À la construction des asiles répond la loi du 30 juin 1838, véritable charte des malades mentaux, que les esprits éclairés réclamaient depuis la fin du XVIIIe siècle. Elle vise un triple objectif : prévoir des moyens d'hospitalisation en asile dans chaque département ; déterminer les modalités d'admission et de sortie de manière à empêcher l'internement abusif ; protéger les biens des aliénés. Demeurée inchangée pendant plus d'un siècle et demi, elle a été récemment modifiée par la loi du 27 juin 1990, qui régit les modalités d'hospitalisation des malades mentaux.

Vers la fin des structures d'enfermement ?

• Plusieurs auteurs ont fait remarquer que l'expression « grand renfermement » s'appliquerait davantage au XIXe siècle qu'au XVIIe. En effet, le nombre des internements passe de 10 000 en 1834 à 43 000 en 1874. Les conditions sanitaires souvent déplorables, la misère physique et morale engendrée par l'emploi fréquent de la camisole de force, contredisent les principes philanthropiques affichés quelques décennies plus tôt, et justifient les protestations contre la « prison asilaire » qui s'élèveront dans la première moitié du XXe siècle. La situation des établissements est, certes, très contrastée : dans le nouvel hôpital Sainte-Anne, ouvert en 1867, le docteur Magnan supprime la camisole de force et préconise la fin de l'isolement cellulaire. Si l'efficacité de l'institution thérapeutique s'avère très limitée - des statistiques des années 1870 donnent une moyenne de 6 % d'aliénés sortis guéris des asiles ! -, l'observation détaillée des cas cliniques se développe sous l'impulsion de Falret, Baillarger, Morel et surtout Jean Martin Charcot (1825-1893), qui identifie les phases des crises d'hystérie et fait d'importantes découvertes neurologiques.

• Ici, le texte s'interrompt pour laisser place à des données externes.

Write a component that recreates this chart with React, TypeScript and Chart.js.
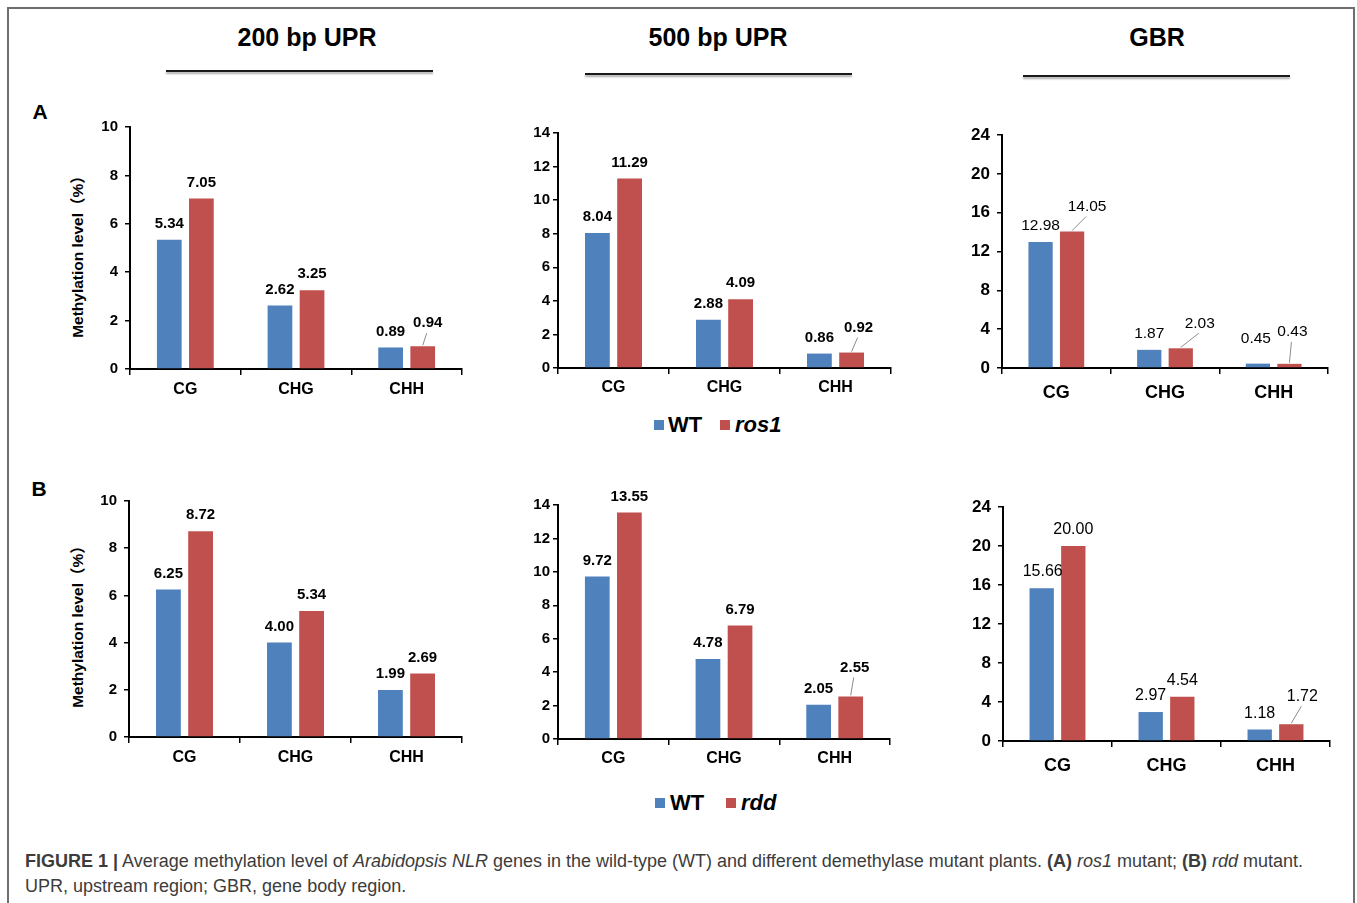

Charcot utilise l'hypnose, et prépare le terrain aux découvertes de Freud, qui vient d'ailleurs lui rendre visite à la Salpêtrière en 1885-1886.

Marqué par l'essor fulgurant de la psychanalyse, le XXe siècle ouvre la voie à une compréhension nouvelle des mécanismes de l'aliénation mentale. À la faveur du romantisme, puis des expériences extrêmes de la littérature moderne (surréalisme, notamment), la folie se réintroduit dans le champ culturel. De Gérard de Nerval à Antonin Artaud, elle hante une lignée d'écrivains qui témoignent de sa parenté profonde avec les sources de la pensée et de la création. À des titres divers, Pierre Janet (1859-1947), Jean Delay (1907-1987) ou Jacques Lacan (1901-1981) contribuent à diffuser de nouvelles conceptions qui vont transformer la situation des asiles, saturés au seuil de la Seconde Guerre mondiale. On considère désormais que le psychiatre n'a pas seulement pour tâche de protéger la société du malade, mais de lui restituer un individu capable d'adaptation. Sa fonction médiatrice devient essentielle. Un mouvement de dépeuplement des asiles s'amorce, favorisé par les découvertes de la psychopharmacologie dans les années cinquante. Les thérapeutiques de choc employées durant la première moitié du siècle - de l'électrochoc à la lobotomie - font l'objet d'un discrédit croissant, et sont remplacés par les psychotropes. L'utilisation de médicaments comme les neuroleptiques permet désormais à un nombre croissant de malades d'échapper à la « prison asilaire ». En dénonçant la violence sociale perpétrée par l'acte d'internement, le mouvement de l'antipsychiatrie (Michel Foucault, Maud Mannoni, Gilles Deleuze) a tenté de précipiter (et de déborder) une évolution générale relayée par le ministère de la Santé. Depuis le début des années soixante en effet, une politique de la santé mentale s'est mise en place. La « sectorisation psychiatrique » permet à un territoire géographique de 100 000 habitants de disposer d'un éventail complet de soins intra et extra-hospitaliers ; l'hôpital travaille en liaison étroite avec les structures d'accueil, de postcure et de prévention.